Earlier this year, we discovered that we were losing data for some of our users. This manifested as either repls being completely empty after reloading, or some of the changes to files not being present after reloading. Obviously losing data is the worst we can do, so we had to fix this immediately. This blog post narrates the adventure of how we discovered this, how we fixed it, and the lessons we learned during the way.
Throughout the year, we had had some worries about some theoretical cases in which users could lose data. We have had a few complaints from people that their code wasn't correctly saved, and since we weren't sure what caused them, we just tried to fix bugs here and there one at a time in an unstructured fashion.
Around mid-July, we got an alarmingly large number of reports of people about their code not saving correctly in a short amount of time, ironically just after deploying one such fix. This meant two things: our intuition about folks losing data was correct, but the way we were fixing it was not! This led to the immediate discovery that there were months- or years-old bugs that were silently losing or corrupting data, and some of them turned out to be load-bearing bugs that couldn't be fixed in isolation (since fixing them triggered other kinds of data loss). This made us start a much larger project to have better guarantees and incrementally fix things without regressions.
First order of business was to restore order to the world. Luckily, since this got noticeably worse just after a deployment, we had the advantage that a revert-first, ask questions later policy worked wonderfully. But now we also had to fix the several months-old corrupt data that we had already persisted, because corrupt data was causing repls to not be able to load at all! We decided to address this in a more structured approach:
- Log and monitor all the places where we were suspecting that data could be lost. This way we could clearly see whether a change was indeed improving something or not.
- When a repl was being loaded and we discovered that the data that was being loaded was corrupt, discard the corrupt part of the data and salvage whatever we could. The rationale was that it's preferable to have a partially-restored data rather than a permanently inutilizable repl.
- Make sure that we could never persist data that was corrupt by carefully analyzing the output of the filesystem snapshotting tool before committing it. This meant that we could have a good guarantee that anything written after a certain point in time was not corrupt.

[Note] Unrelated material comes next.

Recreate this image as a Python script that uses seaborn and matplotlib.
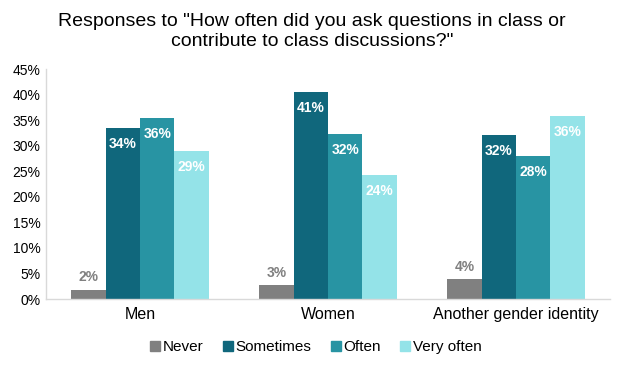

- Write a batch Dataflow pipeline that could go through all of the older repls efficiently and perform the same salvaging operation that was run live when repls were being loaded.
- Finally, remove all the scaffolding introduced earlier to make repls load fast again.
In case anybody is curious, the root cause happened to be a bad interaction between how Golang's
exec.Cmd handles stdin/stdout if they can be directly connected to the underlying process, how one of the userland tools that we use to save repls' filesystem snapshots didn't quite check for some obscure failures in the very last call to the
splice(2) syscalls that could happen when the system is under heavy load, and the system running short on available disk space. All of these factors together meant that we could sometimes get a silently truncated stdin/stdout from one of those programs, and no error being raised!
By the end of July, we had all the mitigations in place, thus solving the problem once and for all!
Never let a good crisis go to waste
Once we had stopped the bleeding and we were sure that we were no longer losing users' data, we decided to improve things to avoid regressions in the future. With logging and monitoring in place, plus tests for all the ways in which we knew we had lost data in the past, we felt a lot more comfortable making changes.
All of the things that we had suspicion that were losing data received a large overhaul to make them more understandable. During that refactoring, we discovered that there were two more places that were not only prone to losing data, but also being very slow: handling filesystem snapshots and persisting Operational Transformation history for each file. During the course of the next month we very slowly rolled out a few changes that would simultaneously make those two operations more reliable and faster! Today, repls load quicker than they did back in July, and they are more responsive as an added bonus, especially in multiplayer!
- Losing user data is pretty much the worst that we can do for our users, and that needs immediate attention.
- It's fine to live with brokenness for limited periods, as long as we fix things that are legitimate problems that affect people.
- Measuring things in general is extremely important. Adding measurement and logging before improving things is critical.
- Once we decide to fix something, might as well improve it.